*Work instructions*
Retype, word for word, the lines between the ones holding "Output the Python" and "import seaborn as sns", inclusive; pictures stay out of the copy.
=====
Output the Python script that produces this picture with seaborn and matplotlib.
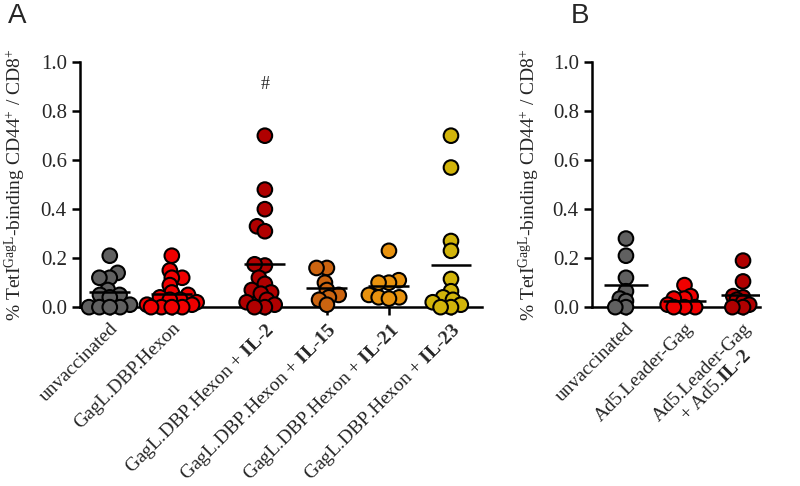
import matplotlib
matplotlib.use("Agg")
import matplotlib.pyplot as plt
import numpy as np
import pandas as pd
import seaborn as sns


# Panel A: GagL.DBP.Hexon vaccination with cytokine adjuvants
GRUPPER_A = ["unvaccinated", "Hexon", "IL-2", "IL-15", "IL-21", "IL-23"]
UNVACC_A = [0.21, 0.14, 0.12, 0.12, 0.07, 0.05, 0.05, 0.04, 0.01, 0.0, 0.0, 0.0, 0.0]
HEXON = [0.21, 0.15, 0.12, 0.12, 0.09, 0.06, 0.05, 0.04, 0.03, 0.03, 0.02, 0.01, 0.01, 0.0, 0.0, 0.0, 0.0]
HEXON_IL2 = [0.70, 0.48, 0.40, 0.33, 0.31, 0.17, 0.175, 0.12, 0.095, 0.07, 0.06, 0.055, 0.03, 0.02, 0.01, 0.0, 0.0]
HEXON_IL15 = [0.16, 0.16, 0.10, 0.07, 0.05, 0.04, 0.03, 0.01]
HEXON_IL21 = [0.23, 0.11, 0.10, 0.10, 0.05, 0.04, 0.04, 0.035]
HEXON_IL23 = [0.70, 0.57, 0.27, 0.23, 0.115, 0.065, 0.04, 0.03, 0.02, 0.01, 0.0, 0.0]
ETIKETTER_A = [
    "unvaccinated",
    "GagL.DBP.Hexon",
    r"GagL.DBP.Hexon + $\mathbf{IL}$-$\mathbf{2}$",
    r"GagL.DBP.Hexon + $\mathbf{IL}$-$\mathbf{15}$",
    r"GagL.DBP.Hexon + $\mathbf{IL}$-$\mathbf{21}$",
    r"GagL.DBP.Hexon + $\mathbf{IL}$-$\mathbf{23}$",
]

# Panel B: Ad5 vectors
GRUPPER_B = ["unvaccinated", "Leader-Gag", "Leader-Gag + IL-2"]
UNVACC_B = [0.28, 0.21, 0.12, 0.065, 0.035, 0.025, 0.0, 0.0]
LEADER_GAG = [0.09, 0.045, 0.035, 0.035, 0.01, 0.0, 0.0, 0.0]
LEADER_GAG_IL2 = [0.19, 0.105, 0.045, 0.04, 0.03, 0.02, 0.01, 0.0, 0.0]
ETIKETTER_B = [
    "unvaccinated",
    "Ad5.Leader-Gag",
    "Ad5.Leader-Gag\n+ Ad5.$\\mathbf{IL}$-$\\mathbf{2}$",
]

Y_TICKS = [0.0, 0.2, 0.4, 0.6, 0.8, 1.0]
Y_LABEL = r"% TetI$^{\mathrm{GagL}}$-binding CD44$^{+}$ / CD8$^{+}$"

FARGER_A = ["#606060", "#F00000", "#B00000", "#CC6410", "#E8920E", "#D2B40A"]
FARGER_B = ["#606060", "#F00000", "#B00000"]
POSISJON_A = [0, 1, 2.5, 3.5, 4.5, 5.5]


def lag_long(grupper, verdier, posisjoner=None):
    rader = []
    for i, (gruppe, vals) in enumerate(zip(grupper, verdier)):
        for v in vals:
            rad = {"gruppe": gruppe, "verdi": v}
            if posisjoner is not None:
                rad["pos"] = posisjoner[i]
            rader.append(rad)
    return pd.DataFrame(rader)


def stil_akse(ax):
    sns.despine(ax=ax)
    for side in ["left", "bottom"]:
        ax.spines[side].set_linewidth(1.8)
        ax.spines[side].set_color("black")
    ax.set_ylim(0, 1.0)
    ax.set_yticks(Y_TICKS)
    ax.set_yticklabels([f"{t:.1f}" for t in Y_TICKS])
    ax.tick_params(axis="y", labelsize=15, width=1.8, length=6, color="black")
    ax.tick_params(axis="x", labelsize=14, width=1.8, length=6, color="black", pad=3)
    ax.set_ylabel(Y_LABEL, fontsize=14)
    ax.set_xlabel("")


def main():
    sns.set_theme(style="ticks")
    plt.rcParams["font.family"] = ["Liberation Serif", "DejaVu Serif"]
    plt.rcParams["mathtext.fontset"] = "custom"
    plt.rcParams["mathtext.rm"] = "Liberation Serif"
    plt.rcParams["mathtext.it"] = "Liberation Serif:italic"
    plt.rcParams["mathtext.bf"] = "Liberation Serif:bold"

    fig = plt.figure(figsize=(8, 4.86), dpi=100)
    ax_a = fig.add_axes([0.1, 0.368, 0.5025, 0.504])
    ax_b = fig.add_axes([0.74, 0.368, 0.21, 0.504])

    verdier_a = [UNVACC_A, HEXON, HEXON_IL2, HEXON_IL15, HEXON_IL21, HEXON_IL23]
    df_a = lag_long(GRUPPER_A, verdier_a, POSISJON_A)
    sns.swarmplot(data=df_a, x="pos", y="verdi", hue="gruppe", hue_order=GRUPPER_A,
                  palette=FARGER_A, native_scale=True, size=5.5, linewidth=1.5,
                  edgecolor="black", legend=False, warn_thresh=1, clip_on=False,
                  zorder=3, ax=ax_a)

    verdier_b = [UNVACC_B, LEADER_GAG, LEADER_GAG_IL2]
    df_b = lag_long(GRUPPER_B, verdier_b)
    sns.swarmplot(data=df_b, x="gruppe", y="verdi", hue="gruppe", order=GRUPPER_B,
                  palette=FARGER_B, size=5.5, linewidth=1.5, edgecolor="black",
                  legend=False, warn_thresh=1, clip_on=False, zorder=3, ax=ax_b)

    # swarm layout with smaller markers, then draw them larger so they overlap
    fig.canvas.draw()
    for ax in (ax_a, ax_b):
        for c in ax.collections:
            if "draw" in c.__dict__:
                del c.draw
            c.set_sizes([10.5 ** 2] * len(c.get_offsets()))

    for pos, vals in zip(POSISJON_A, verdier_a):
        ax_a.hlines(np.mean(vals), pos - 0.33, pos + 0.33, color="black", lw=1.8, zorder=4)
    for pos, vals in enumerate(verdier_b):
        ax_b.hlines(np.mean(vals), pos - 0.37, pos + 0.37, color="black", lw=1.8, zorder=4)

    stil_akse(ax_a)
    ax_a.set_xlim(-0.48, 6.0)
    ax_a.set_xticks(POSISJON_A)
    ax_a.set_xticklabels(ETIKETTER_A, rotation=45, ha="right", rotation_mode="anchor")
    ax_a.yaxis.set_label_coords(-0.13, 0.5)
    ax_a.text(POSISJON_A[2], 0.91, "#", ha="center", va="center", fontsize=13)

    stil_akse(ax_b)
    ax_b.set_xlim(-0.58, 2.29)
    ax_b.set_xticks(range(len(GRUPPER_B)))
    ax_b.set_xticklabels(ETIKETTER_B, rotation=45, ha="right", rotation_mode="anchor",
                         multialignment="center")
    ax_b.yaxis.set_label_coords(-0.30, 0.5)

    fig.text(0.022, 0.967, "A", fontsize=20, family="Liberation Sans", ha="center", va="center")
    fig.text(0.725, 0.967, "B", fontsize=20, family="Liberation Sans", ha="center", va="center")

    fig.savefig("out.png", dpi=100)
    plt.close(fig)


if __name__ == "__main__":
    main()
=====
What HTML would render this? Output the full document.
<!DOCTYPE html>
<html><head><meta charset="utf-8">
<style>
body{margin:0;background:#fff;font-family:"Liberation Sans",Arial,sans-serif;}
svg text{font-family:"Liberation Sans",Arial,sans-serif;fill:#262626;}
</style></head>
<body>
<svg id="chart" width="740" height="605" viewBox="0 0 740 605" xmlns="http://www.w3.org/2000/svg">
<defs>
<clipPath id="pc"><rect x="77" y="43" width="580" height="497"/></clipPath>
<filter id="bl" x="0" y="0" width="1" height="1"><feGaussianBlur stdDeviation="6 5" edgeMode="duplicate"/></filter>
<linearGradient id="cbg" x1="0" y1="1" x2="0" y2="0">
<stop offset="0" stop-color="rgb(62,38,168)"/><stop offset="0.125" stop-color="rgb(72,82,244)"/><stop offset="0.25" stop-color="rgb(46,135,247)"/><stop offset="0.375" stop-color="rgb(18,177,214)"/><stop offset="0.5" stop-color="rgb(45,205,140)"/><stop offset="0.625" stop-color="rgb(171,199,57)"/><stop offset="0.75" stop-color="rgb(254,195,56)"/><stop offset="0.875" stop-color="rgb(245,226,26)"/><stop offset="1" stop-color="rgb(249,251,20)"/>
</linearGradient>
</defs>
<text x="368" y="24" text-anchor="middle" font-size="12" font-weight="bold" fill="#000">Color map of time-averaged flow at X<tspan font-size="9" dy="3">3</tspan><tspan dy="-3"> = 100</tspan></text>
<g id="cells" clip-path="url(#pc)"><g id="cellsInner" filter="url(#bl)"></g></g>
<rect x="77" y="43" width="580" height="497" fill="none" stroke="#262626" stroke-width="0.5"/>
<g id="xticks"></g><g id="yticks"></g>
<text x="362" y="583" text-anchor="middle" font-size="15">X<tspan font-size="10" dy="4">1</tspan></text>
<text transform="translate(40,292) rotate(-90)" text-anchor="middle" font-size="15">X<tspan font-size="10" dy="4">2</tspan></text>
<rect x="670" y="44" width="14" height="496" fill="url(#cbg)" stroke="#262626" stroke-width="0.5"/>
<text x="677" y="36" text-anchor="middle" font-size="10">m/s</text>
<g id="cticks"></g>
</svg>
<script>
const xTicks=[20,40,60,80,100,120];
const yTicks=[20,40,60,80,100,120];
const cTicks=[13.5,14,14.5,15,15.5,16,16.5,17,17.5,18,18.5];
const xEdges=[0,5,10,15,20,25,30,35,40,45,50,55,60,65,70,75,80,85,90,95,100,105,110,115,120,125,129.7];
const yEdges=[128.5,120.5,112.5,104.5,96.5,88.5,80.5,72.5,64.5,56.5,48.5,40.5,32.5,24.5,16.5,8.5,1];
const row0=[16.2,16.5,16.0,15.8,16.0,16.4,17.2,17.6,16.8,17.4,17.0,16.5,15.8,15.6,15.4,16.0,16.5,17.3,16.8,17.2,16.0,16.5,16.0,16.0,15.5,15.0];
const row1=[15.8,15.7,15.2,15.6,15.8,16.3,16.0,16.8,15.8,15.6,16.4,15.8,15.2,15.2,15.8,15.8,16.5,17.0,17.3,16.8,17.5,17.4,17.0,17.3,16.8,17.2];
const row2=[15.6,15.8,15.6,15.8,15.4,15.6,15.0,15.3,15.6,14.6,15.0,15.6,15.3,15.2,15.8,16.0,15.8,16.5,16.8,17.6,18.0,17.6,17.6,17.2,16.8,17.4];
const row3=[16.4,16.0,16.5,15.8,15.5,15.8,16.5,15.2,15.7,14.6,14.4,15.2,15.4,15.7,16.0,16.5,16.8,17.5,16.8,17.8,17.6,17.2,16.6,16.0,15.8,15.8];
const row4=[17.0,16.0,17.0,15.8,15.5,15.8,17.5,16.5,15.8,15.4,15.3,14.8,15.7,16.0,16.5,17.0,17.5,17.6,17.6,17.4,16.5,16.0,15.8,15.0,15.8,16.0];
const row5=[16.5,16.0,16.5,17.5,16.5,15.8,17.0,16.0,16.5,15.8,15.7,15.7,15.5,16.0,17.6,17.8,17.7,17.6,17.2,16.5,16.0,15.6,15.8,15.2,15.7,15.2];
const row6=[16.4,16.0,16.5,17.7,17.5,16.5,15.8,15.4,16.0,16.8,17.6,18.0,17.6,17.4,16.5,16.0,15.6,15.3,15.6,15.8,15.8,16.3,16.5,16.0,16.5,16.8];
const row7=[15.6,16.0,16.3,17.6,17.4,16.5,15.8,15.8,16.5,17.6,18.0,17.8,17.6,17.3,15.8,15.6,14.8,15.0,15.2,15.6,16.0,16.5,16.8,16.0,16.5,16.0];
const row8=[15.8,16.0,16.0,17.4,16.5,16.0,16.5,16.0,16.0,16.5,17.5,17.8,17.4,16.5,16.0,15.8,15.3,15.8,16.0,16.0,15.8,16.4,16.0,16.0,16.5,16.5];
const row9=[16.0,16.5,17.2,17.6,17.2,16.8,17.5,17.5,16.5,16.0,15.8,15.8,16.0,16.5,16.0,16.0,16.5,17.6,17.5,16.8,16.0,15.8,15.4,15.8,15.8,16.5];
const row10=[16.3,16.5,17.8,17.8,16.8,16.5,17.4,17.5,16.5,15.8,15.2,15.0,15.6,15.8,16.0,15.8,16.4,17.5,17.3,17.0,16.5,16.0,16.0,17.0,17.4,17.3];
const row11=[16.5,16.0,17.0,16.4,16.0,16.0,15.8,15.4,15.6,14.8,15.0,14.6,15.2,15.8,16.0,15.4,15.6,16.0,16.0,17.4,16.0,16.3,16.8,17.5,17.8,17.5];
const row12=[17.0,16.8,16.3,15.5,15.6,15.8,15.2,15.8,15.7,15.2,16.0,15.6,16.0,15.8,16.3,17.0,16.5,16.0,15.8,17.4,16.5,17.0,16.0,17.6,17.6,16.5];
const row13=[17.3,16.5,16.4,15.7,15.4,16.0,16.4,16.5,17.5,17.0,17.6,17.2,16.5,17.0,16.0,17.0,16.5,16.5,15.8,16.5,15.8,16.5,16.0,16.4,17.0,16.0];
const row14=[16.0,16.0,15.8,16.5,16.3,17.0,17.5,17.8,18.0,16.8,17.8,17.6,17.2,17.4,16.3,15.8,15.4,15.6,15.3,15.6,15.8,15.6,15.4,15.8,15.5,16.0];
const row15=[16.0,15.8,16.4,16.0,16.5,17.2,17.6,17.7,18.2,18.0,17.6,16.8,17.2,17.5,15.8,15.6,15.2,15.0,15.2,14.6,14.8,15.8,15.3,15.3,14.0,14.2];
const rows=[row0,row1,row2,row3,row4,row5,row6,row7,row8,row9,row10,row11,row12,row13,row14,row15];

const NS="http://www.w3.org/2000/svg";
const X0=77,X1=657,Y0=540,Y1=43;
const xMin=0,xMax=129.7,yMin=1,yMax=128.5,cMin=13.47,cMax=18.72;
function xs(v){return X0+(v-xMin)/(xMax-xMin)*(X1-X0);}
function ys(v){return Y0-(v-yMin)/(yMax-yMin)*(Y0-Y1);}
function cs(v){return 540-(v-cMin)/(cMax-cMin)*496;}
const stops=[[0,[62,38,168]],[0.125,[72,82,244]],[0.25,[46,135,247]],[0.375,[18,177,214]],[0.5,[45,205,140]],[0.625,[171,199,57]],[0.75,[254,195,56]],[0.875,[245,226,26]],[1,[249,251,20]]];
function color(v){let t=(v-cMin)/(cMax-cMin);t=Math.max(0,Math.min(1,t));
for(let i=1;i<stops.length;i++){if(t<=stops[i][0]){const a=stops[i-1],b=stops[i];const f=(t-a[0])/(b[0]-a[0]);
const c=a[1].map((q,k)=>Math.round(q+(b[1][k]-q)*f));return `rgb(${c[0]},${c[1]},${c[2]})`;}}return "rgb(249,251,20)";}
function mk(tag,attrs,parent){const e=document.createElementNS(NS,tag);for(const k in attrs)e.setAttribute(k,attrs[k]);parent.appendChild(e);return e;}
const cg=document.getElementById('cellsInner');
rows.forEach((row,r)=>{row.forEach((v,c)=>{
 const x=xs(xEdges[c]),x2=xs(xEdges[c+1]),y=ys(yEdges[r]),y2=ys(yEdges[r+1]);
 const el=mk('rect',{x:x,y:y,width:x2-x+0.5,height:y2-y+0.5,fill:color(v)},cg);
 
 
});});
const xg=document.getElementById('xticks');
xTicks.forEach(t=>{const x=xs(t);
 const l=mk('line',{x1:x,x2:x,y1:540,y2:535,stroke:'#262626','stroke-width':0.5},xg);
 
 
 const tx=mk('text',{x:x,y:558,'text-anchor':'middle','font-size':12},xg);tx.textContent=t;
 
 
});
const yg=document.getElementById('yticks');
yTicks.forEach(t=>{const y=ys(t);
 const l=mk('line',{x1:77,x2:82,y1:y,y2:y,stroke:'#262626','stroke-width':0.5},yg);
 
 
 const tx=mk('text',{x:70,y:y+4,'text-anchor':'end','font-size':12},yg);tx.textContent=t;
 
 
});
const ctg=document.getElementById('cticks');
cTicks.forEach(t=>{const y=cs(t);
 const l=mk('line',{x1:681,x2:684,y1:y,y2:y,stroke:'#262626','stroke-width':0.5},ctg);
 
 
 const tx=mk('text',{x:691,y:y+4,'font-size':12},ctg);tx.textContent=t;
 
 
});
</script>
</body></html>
=====
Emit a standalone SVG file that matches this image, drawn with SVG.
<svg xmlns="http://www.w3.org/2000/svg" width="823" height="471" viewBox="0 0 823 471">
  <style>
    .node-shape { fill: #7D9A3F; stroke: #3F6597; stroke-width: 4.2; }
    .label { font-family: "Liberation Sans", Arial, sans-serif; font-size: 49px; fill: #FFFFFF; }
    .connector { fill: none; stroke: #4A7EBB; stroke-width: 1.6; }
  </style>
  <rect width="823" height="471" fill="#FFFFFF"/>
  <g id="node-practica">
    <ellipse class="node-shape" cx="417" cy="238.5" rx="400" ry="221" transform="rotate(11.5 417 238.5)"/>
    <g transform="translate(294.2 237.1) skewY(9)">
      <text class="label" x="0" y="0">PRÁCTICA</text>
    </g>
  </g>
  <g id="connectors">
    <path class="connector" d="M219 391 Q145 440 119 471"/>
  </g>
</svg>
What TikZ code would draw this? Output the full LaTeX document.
=====
*The reply*
Output the Python script that produces this picture with seaborn and matplotlib.
import matplotlib
matplotlib.use("Agg")
import matplotlib.pyplot as plt
import numpy as np
import pandas as pd
import seaborn as sns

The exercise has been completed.